By Emma O'Brien
Oct. 31 (Bloomberg) -- Russia's ruble weakened against the dollar and headed for its biggest monthly decline in more than nine years as the global credit crunch reduced demand for emerging-market assets.
Investors took $72 billion out of Russia in October, according to BNP Paribas SA, sending the Micex Index 31 percent lower and pushing the yield on the 30-year government bond to a seven-year high. A decline in crude oil spurred banks such as Citigroup Inc. to predict the ruble will be devalued. Three- month dollar-to-ruble derivatives rose to the highest in 5 1/2 years as traders sought protection from currency volatility.
``Investors were in a total panic in October, and emerging- market currencies worldwide suffered,'' said Evgeniy Nadorshin, a senior economist at Trust Investment Bank in Moscow. ``People saw it as a global economic crisis, the end of the world, and they were trying to sell everything for dollars because it's seen as a safer haven.''
Russia's currency, which the central bank manages against a basket of dollars and euros, weakened 1 percent to 27.0840 per dollar at 2:58 p.m. in Moscow, from 26.8281, bringing its decline this month to 5.6 percent, the most since March 1999. It rose 0.4 percent to 34.5372 per euro, from 34.6572 yesterday, and is 4.7 percent stronger this month.
Bank Rossii, the central bank, buys and sells foreign- currency reserves to keep the ruble within a trading band against the basket. The mechanism comprises about 55 percent dollars and 45 percent euros and is used to protect the competitiveness of Russian exports from currency swings. The ruble was little changed against the basket at 30.3928 today, from 30.3512 yesterday and 30.3675 at the end of September.
Record Sales
The dollar strengthened against all but two of the 26 developing-nation currencies tracked by Bloomberg this month as the International Monetary Fund approved a lending program that almost doubles borrowing limits for emerging markets and waives demands for economic austerity measures.

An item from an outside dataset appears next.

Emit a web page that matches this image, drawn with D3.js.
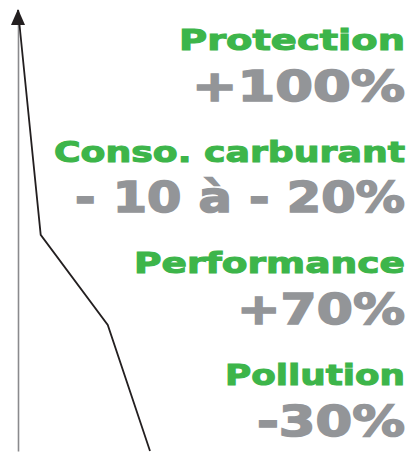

Russia's government has pledged more than $200 billion to replenish liquidity and bolster companies as the nation experiences its worst financial crisis since it defaulted on $40 billion of sovereign debt in 1998. The Micex slipped 2.5 percent today, while the dollar-denominated RTS Index fell 0.2 percent, extending its October decline to 38 percent, the biggest monthly drop since August 1998.
Bank Rossii sold $40 billion throughout October to prevent the ruble from weakening beyond 30.40 to the basket, a monthly record, said Nadorshin, who predicts the ruble will be steady against the basket for the rest of the year. The 30.40 level is regarded by most analysts, including those at BNP and Citigroup, as the weaker end of the basket band. The central bank doesn't comment on its actions in the currency market.
Spooking Speculators
Goldman Sachs Group Inc., Danske Bank A/S and JPMorgan Chase & Co. joined Citigroup in forecasting the ruble may fall by as much as 5 percent versus the basket next year, as dropping oil prices erase Russia's $91.2 billion current-account surplus. Arkady Dvorkovich, an economic aide to President Dmitry Medvedev, said on Oct. 29 that devaluation ``won't happen,'' echoing Finance Minister Alexei Kudrin's comments last week.
The central bank declined for a second day to offer currency swaps, in which traders are permitted to bet on the exchange rate without having to sell rubles upfront. Bank Rossii warned banks yesterday against increasing the amount of foreign exchange they hold above the average level held from Aug. 1 to Oct. 25, according to a statement on its Web site.
Bonds Advance
Net capital outflow from Russia was $26 billion last month because of ``the growth of the banking sector's net foreign assets,'' central-bank chief Sergey Ignatiev told lawmakers. The real rate, which measures the ruble against the currencies of its 18 major trading partners adjusted for inflation, may rise as much as 4.5 percent this year, Ignatiev said. The bank will allow a ``more flexible'' ruble, he added.
Three-month non-deliverable forward contracts, used by traders to speculate on the currency, had the ruble at 29.83 per dollar today, near the weakest since April, 2003. NDFs are contracts used to fix a currency at a particular level at a future date. They are employed by companies seeking to protect against foreign-exchange fluctuations.
The benchmark 7.5 percent dollar-denominated security maturing in 2030 yielded 10.15 percent, up 2 basis point, or 0.02 percentage point, from yesterday, and up 293 points in October. The yield on the 8.25 percent note due in 2010 gained 7 basis points today and 68 points in the month to 6.44 percent. Bond yields move inversely to prices.